Users of Unix-based systems might expect and know of the Unix-dbm functionality and it is known that there isn’t a Windows alternative. I haven’t seen the dbm module used as much in the wild or in modern projects, but it is there for backwards compatibility and Unix systems.

Asyn IO for files is however a functionality to be expected by users of any OS, for obvious reasons. So implementing it only for Windows we would need to implement something for when the code runs on Unix. What do you do? Ignore the expectation of asyn and just provide synchronise behaviour, thus not reacting as expected, or provide and alternative solution to the OS implementation?
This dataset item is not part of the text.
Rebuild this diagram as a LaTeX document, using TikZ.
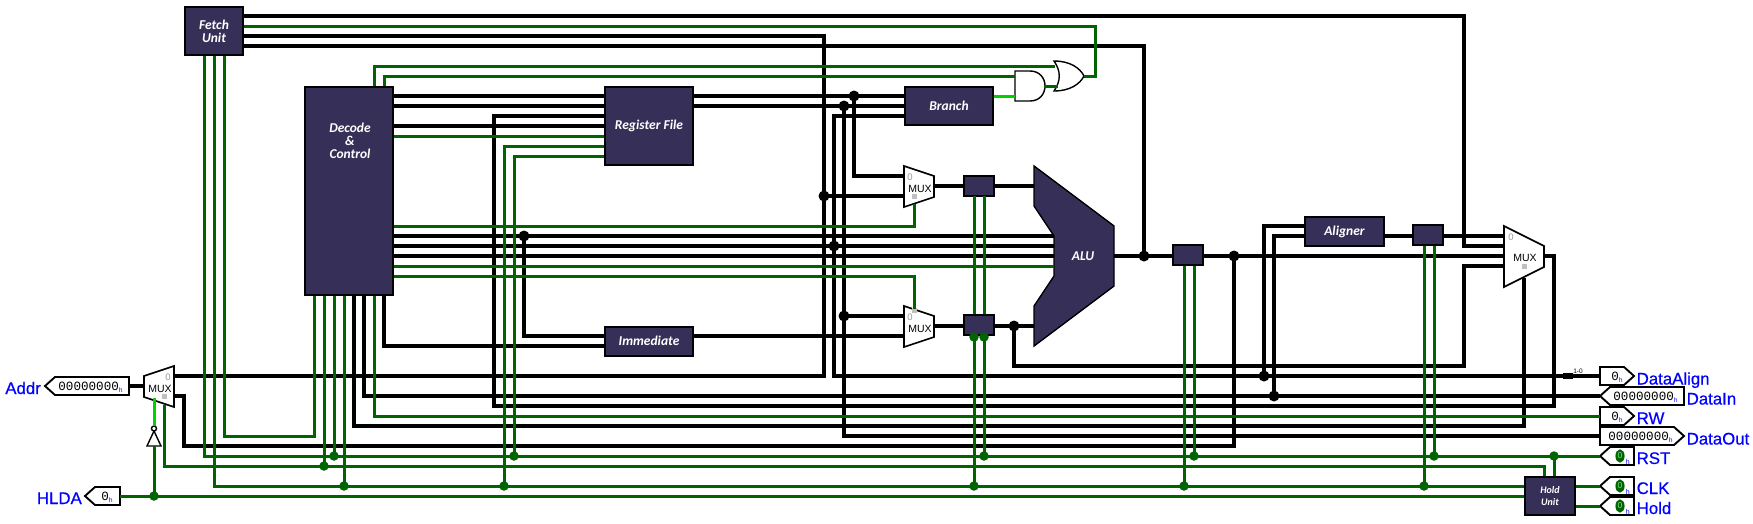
\documentclass[tikz,border=0pt]{standalone}
\usepackage{fontspec}
\setmainfont{Liberation Sans}
\newfontfamily\boxfont{Carlito}
\newfontfamily\pinfont{Liberation Mono}
\newfontfamily\labelfont[FakeBold=0.5]{Liberation Sans}
\definecolor{boxcol}{RGB}{54,48,88}
\definecolor{wgreen}{RGB}{0,100,0}
\definecolor{wlive}{RGB}{0,210,0}
\definecolor{pinblue}{RGB}{0,0,255}
\newcommand{\hmark}{{\color{pinblue}\fontsize{6.5}{6.5}\selectfont\raisebox{-1.5pt}{h}}}
\usetikzlibrary{shapes.geometric}
\tikzset{
  blockbox/.style={draw=black,line width=2pt,fill=boxcol,text=white,inner sep=0pt,align=center,
    font=\boxfont\bfseries\itshape\fontsize{13.5}{13}\selectfont},
  blocktext/.style={text=white,inner sep=0pt,align=center,
    font=\boxfont\bfseries\itshape\fontsize{13.5}{13}\selectfont},
  bw/.style={draw=black,line width=3.8pt,line cap=square,miter limit=10},
  gw/.style={draw=wgreen,line width=3pt,line cap=square,miter limit=10},
  lw/.style={draw=wlive,line width=3pt,line cap=square},
  jb/.style={circle,fill=black,inner sep=0pt,minimum size=11pt},
  jg/.style={circle,fill=wgreen,inner sep=0pt,minimum size=9.5pt},
  muxbody/.style={draw=black,line width=1.6pt,fill=white,line join=miter},
  gatebody/.style={draw=black,line width=1.4pt,fill=white},
  pinbody/.style={draw=black,line width=1.9pt,fill=white,line join=miter},
  muxtext/.style={inner sep=0pt,font=\fontsize{10.5}{11}\selectfont},
  muxzero/.style={inner sep=0pt,text=gray!80,font=\fontsize{9.5}{10}\selectfont},
  muxsq/.style={fill=gray!50,inner sep=0pt,minimum size=5pt},
  pinval/.style={inner sep=0pt,anchor=base east,font=\pinfont\fontsize{12.6}{13}\selectfont},
  pinlabel/.style={inner sep=0pt,text=pinblue,font=\labelfont\fontsize{16.8}{17}\selectfont},
  cstate/.style={ellipse,draw=wgreen,fill=wgreen,text=wlive!50!white,line width=1.6pt,inner sep=0pt,
    minimum width=7.5pt,minimum height=11.5pt,font=\fontsize{8.5}{9}\selectfont},
}
\begin{document}
\begin{tikzpicture}[x=1pt,y=-1pt]
\useasboundingbox (0,0) rectangle (1753,523);
\fill[white] (0,0) rectangle (1753,523);

% ---- blocks
\node[blockbox,minimum width=58pt,minimum height=48pt] (fetch) at (214,31) {Fetch\\Unit};
\node[blockbox,minimum width=88pt,minimum height=208pt] (decode) at (349,191) {};
\node[blocktext] (decodetext) at (350,141) {Decode\\\&\\Control};
\node[blockbox,minimum width=88pt,minimum height=78pt] (regfile) at (649,126) {Register File};
\node[blockbox,minimum width=88pt,minimum height=29pt] (immediate) at (649,341) {Immediate};
\node[blockbox,minimum width=88pt,minimum height=38pt] (branch) at (949,106) {Branch};
\node[blockbox,minimum width=79pt,minimum height=29pt] (aligner) at (1344.5,231.5) {Aligner};
\node[blockbox,minimum width=30pt,minimum height=20pt] (regA) at (978.5,185.5) {};
\node[blockbox,minimum width=30pt,minimum height=20pt] (regB) at (978.5,325) {};
\node[blockbox,minimum width=30pt,minimum height=20pt] (regC) at (1188,255) {};
\node[blockbox,minimum width=30pt,minimum height=20pt] (regD) at (1428,235) {};
\node[blockbox,minimum width=50pt,minimum height=38pt,font=\boxfont\bfseries\itshape\fontsize{10}{12}\selectfont] (hold) at (1550,496) {Hold\\Unit};
\filldraw[draw=black,line width=1.4pt,fill=boxcol] (1034,166) -- (1114,226) -- (1114,286) -- (1034,346) -- (1034,306) -- (1054,276) -- (1054,236) -- (1034,206) -- cycle;
\node[blocktext] (alu) at (1083,256) {ALU};

% ---- multiplexers
\draw[muxbody] (904,166) -- (934,176) -- (934,197) -- (904,207) -- cycle;
\node[muxtext] (muxAt) at (920,188.5) {MUX};
\node[muxzero] (muxAz) at (910,177) {0};
\node[muxsq] (muxAs) at (914,196.5) {};
\draw[muxbody] (904,306) -- (934,316) -- (934,337) -- (904,347) -- cycle;
\node[muxtext] (muxBt) at (920,329) {MUX};
\node[muxzero] (muxBz) at (910,317) {0};
\node[muxsq] (muxBs) at (914,310) {};
\draw[muxbody] (1504,226) -- (1544,246) -- (1544,267) -- (1504,287) -- cycle;
\node[muxtext] (muxCt) at (1525,258) {MUX};
\node[muxzero] (muxCz) at (1511,237) {0};
\node[muxsq] (muxCs) at (1524,266.5) {};
\draw[muxbody] (174,366) -- (144,376) -- (144,397) -- (174,407) -- cycle;
\node[muxtext] (muxDt) at (160,389) {MUX};
\node[muxzero] (muxDz) at (168,377) {0};
\node[muxsq] (muxDs) at (164,396) {};

% ---- gates
\draw[gatebody] (1015,71) -- (1030,71) .. controls (1050,71) and (1050,101) .. (1030,101) -- (1015,101) -- cycle;
\draw[gatebody] (1054,61) .. controls (1070,61) and (1080,68) .. (1084,76) .. controls (1080,84) and (1070,91) .. (1054,91) .. controls (1061,81) and (1061,71) .. (1054,61) -- cycle;
\draw[gatebody] (147,446) -- (161,446) -- (154,431) -- cycle;
\draw[gatebody] (154,428.5) circle (2.5pt);

% ---- pins
\draw[pinbody] (1600,367) -- (1624,367) -- (1634,376) -- (1624,385) -- (1600,385) -- cycle;
\draw[pinbody] (1600,396) -- (1610,387) -- (1684,387) -- (1684,405) -- (1610,405) -- cycle;
\draw[pinbody] (1600,407) -- (1624,407) -- (1634,416) -- (1624,425) -- (1600,425) -- cycle;
\draw[pinbody] (1600,427) -- (1674,427) -- (1684,436) -- (1674,445) -- (1600,445) -- cycle;
\draw[pinbody] (1600,456) -- (1610,447) -- (1634,447) -- (1634,465) -- (1610,465) -- cycle;
\draw[pinbody] (1600,486) -- (1610,477) -- (1634,477) -- (1634,495) -- (1610,495) -- cycle;
\draw[pinbody] (1600,506) -- (1610,497) -- (1634,497) -- (1634,515) -- (1610,515) -- cycle;
\draw[pinbody] (45,386) -- (55,377) -- (129,377) -- (129,395) -- (55,395) -- cycle;
\draw[pinbody] (85,496) -- (95,487) -- (120,487) -- (120,505) -- (95,505) -- cycle;
\node[pinval] (vDA) at (1623,380.5) {0\hmark};
\node[pinval] (vDI) at (1678,400.5) {00000000\hmark};
\node[pinval] (vRW) at (1623,420.5) {0\hmark};
\node[pinval] (vDO) at (1673,440.5) {00000000\hmark};
\node[pinval] (vAd) at (123,390.5) {00000000\hmark};
\node[pinval] (vHL) at (113,500.5) {0\hmark};
\node[cstate] (sRST) at (1620,456) {0};
\node[cstate] (sCLK) at (1620,486) {0};
\node[cstate] (sHOL) at (1620,506) {0};
\node[pinval,font=\fontsize{7}{7}\selectfont\color{pinblue}] (hRST) at (1630,464) {h};
\node[pinval,font=\fontsize{7}{7}\selectfont\color{pinblue}] (hCLK) at (1630,494) {h};
\node[pinval,font=\fontsize{7}{7}\selectfont\color{pinblue}] (hHOL) at (1630,514) {h};
\node[pinlabel,anchor=base west] (lDA) at (1636.5,384.5) {DataAlign};
\node[pinlabel,anchor=base west] (lDI) at (1686.5,404.5) {DataIn};
\node[pinlabel,anchor=base west] (lRW) at (1636.5,424) {RW};
\node[pinlabel,anchor=base west] (lDO) at (1686.5,444.5) {DataOut};
\node[pinlabel,anchor=base west] (lRS) at (1636.5,464) {RST};
\node[pinlabel,anchor=base west] (lCK) at (1636.5,494) {CLK};
\node[pinlabel,anchor=base west] (lHD) at (1636.5,514) {Hold};
\node[pinlabel,anchor=base east] (lAd) at (41,394) {Addr};
\node[pinlabel,anchor=base east] (lHL) at (82,504) {HLDA};
\node[inner sep=0pt,font=\fontsize{6.5}{7}\selectfont] (split) at (1578,371) {1-0};

% ---- junctions
\foreach \n/\x/\y in {jD/524/236,jPC/824/196,jU/854/96,jV/844/106,jW/844/316,jX/834/246,jY/1014/326,jAlu/1144/256,jZ/1234/256,jAA/1264/376,jAB/1274/396}
  \node[jb] (\n) at (\x,\y) {};
\foreach \n/\x/\y in {gHL/154/496,g1/334/456,g2/324/466,g3/344/486,g4/504/486,g5/514/456,g6/974/486,g7/984/456,g8/1184/486,g9/1194/456,g10/1424/486,g11/1434/456,g12/1554/456,g13/974/337,g14/984/337}
  \node[jg] (\n) at (\x,\y) {};

% ---- pin coordinates and corners
\foreach \n/\x/\y in {
 fA/244/16,fB/244/26,fC/244/36,fD/244/46,fE/204/56,fF/214/56,fG/224/56,
 dT1/374/86,dT2/384/86,dR1/394/96,dR2/394/106,dR3/394/126,dR4/394/136,dR5/394/226,dR6/394/236,dR7/394/246,dR8/394/256,dR9/394/266,dR10/394/276,
 dB1/314/296,dB2/324/296,dB3/334/296,dB4/344/296,dB5/354/296,dB6/364/296,dB7/374/296,dB8/384/296,
 rL1/604/96,rL2/604/106,rL3/604/116,rL4/604/126,rL5/604/136,rL6/604/146,rL7/604/156,rR1/694/96,rR2/694/106,
 iL1/604/336,iL2/604/346,iR/694/336,
 bL1/904/96,bL2/904/106,bL3/904/116,bR/994/96,
 uI1/904/176,uI2/904/196,uS/914/204,uO/934/186,lI1/904/316,lI2/904/336,lS/914/309,lO/934/326,
 aA1/1054/236,aA2/1054/246,aA3/1054/256,aA4/1054/266,aL1/1034/186,aL2/1034/326,aO/1114/256,
 rAL/963/186,rAR/994/186,rBL/963/326,rBR/994/326,rAb1/974/196,rAb2/984/196,rBt1/974/314,rBt2/984/314,rBb1/974/336,rBb2/984/336,
 rCL/1173/256,rCR/1204/256,rCb1/1184/266,rCb2/1194/266,
 alL1/1304/226,alL2/1304/236,alR/1384/236,rDL/1412/236,rDR/1444/236,rDb1/1424/246,rDb2/1434/246,
 mI1/1504/236,mI2/1504/246,mI3/1504/256,mI4/1504/266,mO/1544/256,mS/1524/278,
 xI0/174/376,xI1/174/396,xO/144/386,xS1/154/398,xS2/164/405,nT/154/426,nB/154/446,
 pDA/1600/376,pDI/1600/396,pRW/1600/416,pDO/1600/436,pRS/1600/456,pCK/1600/486,pHD/1600/506,pAd/129/386,pHL/120/496,
 hL1/1524/486,hL2/1524/496,hT1/1544/476,hT2/1554/476,hR1/1576/486,hR2/1576/506,
 oI1/1055/66,oI2/1058/86,oO/1084/76,anI1/1015/76,anI2/1015/96,anO/1044/86,
 cA/1464/246,cB/824/376,cC/1095/76,cD/314/436,cE/1524/426,cF/834/376,cG/844/436,cH/1554/406,cI/494/406,cJ/1234/446,cK/184/446,cL/1464/366,cM/1544/466,cN/164/466,spA/1563/376,spB/1573/376}
  \coordinate (\n) at (\x,\y);

% ---- black wires
\draw[bw] (fA) -| (cA) -- (mI2);
\draw[bw] (fC) -| (cB) -- (xI0);
\draw[bw] (jPC.center) -- (uI2);
\draw[bw] (fD) -| (jAlu.center);
\draw[bw] (dR1) -- (rL1);
\draw[bw] (dR2) -- (rL2);
\draw[bw] (dR3) -- (rL4);
\draw[bw] (dR6) -- (aA1);
\draw[bw] (dR7) -- (aA2);
\draw[bw] (dR8) -- (aA3);
\draw[bw] (jD.center) |- (iL1);
\draw[bw] (dB8) |- (iL2);
\draw[bw] (dB5) |- (cE) -- (mS);
\draw[bw] (dB6) |- (pDI);
\draw[bw] (rR1) -- (bL1);
\draw[bw] (rR2) -- (bL2);
\draw[bw] (jU.center) |- (uI1);
\draw[bw] (bL3) -| (cF) -- (pDA);
\draw[bw] (jV.center) -- (cG) -- (pDO);
\draw[bw] (jW.center) -- (lI1);
\draw[bw] (iR) -- (lI2);
\draw[bw] (uO) -- (rAL);
\draw[bw] (rAR) -- (aL1);
\draw[bw] (lO) -- (rBL);
\draw[bw] (rBR) -- (aL2);
\draw[bw] (jY.center) |- (cL) |- (mI4);
\draw[bw] (aO) -- (rCL);
\draw[bw] (rCR) -- (mI3);
\draw[bw] (jZ.center) -- (cJ) -- (cK) |- (xI1);
\draw[bw] (jAA.center) |- (alL1);
\draw[bw] (jAB.center) |- (alL2);
\draw[bw] (alR) -- (rDL);
\draw[bw] (rDR) -- (mI1);
\draw[bw] (mO) -| (cH) -- (cI) |- (rL3);
\draw[bw] (xO) -- (pAd);
\draw[black,line width=5.5pt] (spA) -- (spB);

% ---- green wires
\draw[gw] (fB) -| (cC) -- (oO);
\draw[gw] (fE) |- (pRS);
\draw[gw] (fF) |- (hL1);
\draw[gw] (fG) |- (cD) -- (dB1);
\draw[gw] (dT1) |- (oI1);
\draw[gw] (dT2) |- (anI1);
\draw[gw] (dR4) -- (rL5);
\draw[gw] (dR5) -| (uS);
\draw[gw] (dR9) -- (aA4);
\draw[gw] (dR10) -| (lS);
\draw[gw] (dB2) -- (g2.center);
\draw[gw] (dB3) -- (g1.center);
\draw[gw] (dB4) -- (g3.center);
\draw[gw] (dB7) |- (pRW);
\draw[gw] (xS2) -- (cN) -- (cM) -- (hT1);
\draw[gw] (rL6) -| (g4.center);
\draw[gw] (rL7) -| (g5.center);
\draw[gw] (rAb1) -- (rBt1);
\draw[gw] (rAb2) -- (rBt2);
\draw[gw] (rBb1) -- (g6.center);
\draw[gw] (rBb2) -- (g7.center);
\draw[gw] (rCb1) -- (g8.center);
\draw[gw] (rCb2) -- (g9.center);
\draw[gw] (rDb1) -- (g10.center);
\draw[gw] (rDb2) -- (g11.center);
\draw[gw] (g12.center) -- (hT2);
\draw[gw] (pHL) -- (hL2);
\draw[gw] (gHL.center) -- (nB);
\draw[gw] (hR1) -- (pCK);
\draw[gw] (hR2) -- (pHD);
\draw[gw] (anO) -- (oI2);
\draw[lw] (nT) -- (xS1);
\draw[lw] (bR) -- (anI2);
\end{tikzpicture}
\end{document}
For this reason, I think it would be safer to have an additional module, possibly third-party, for Windows async file operations, until the problem is solved on Linux. Then it could safely be implemented in the core Python code.

2 Likes

It is evolving rapidly, which makes implementing it in the Python stdlib challenging. This rapid evolution also increases the number of 0-day security vulnerabilities.

The consensus is to implement it as a third-party library on PyPI.

1 Like

The reasons I think it shouldn’t be implemented as a separate package on PyPi:

  • The interfaces should be very similar to those in io, with a few methods replaced with coroutine methods.
  • The implementations would be very similar to those already within io, so io could be refactored for file reading from an asynchronous source.

It would be easy enough on linux to offer an asynchronous api on top of synchronous io (like aoifiles). So at least the interface would be ready, we could code away, and if a native linux asynchronous api became usable the implementation could be more efficient.

Here are asimple, possible naïve, approaches that might work, with minor changes to the io module:

Add sync methods:
In io:

Add to IOBase these functions or coroutine functions:
async_readable , async_readline , async_readlines , ‘async_tell’, async_writable , and async_writelines.

Add to RaIOBase:
‘async_readino’, ‘async_write’

Add to BufferedIOBase: ‘async_read, async_read1, async_write’

Add to TextIOBase: ‘async_read’, ‘async_readline’, ‘async_write’

In the base classes, the stub for for the blocking methods would be to await for the coroutine method. All the concrete subclasses in the stdlib presumably replace the stub methods anyway.

  1. Any future file like objects that are asynchronous would be able to be used with code expecting synchronous file like objects, provided there is an event loop.
  2. We have an API to develop asynchronous file like objects the would be pretty standard. Now as suggested asynchronous file io can be implemented outside of the standard lib.
  3. A little bit of refactoring in io would allow us to use the existing code for buffering etc. to develop asynchronous file io using features available in the operating system such as built in asynchronous io, or just another thread/thread pool for blocking io (like aiofiles).

would this approach make sense?

There are many libraries on PyPI to access files asynchronously.

Which one should be implemented in the Python standard library?

None of them. Let’s just get some standard interfaces in io and some reusable code, so it becomes dead easy to implement asynchronous versions of the various implementations of io, and so we can pass them around as file like objects.

These coroutines can be implemented within the asyncio module, where both high-level and low-level API designs are already defined.

However, these coroutines should yield better performance numbers than the io module. This will justify their presence in the asyncio package. In other words, these should not be more blocking than the blocking approach.

For example, aiofiles is consistently slower than io on my computer using an SSD drive. See benchmark:

Benchmark
import asyncio
import time
import timeit

import aiofiles


async def aio():
    t = timeit.default_timer()
    async with aiofiles.open('aio.test', mode='wb') as f:
        await f.write(b'0' * 1024 * 1024 * 1024)

    t = timeit.default_timer() - t
    print('aio: ', t)

    t = timeit.default_timer()
    async with aiofiles.open('aio.test', mode='wb') as f:
        for i in range(1024):
            await f.write(b'0' * 1024 * 1024)

    t = timeit.default_timer() - t
    print('aio small chunks: ', t)


def io():
    t = timeit.default_timer()
    with open('io.test', mode='wb') as f:
        f.write(b'0' * 1024 * 1024 * 1024)

    t = timeit.default_timer() - t
    print('io: ', t)

    t = timeit.default_timer()
    with open('io.test', mode='wb') as f:
        for i in range(1024):
            f.write(b'0' * 1024 * 1024)

    t = timeit.default_timer() - t
    print('io small chunks: ', t)


async def run():
    io()

    time.sleep(1.0)

    await aio()


asyncio.run(run())

Given the complexity of these libraries, their maintenance burden is too high. Furthermore, the performance gain from utilizing these operating system’s async IO facilities might not be noticeable in Python, as CPython could become the bottleneck in this scenario.

aiofiles is a meaningless performance comparison as it adds a pile of overhead emulating asynchronous io with workers in thread pools.

What i am calling for is an asynchronous interface on every file like object, which if not overridden simply. alls the synchronous one. I can write my code as if asynchronous and if that code receive a file object that actually does asyncio then ther performance will be better.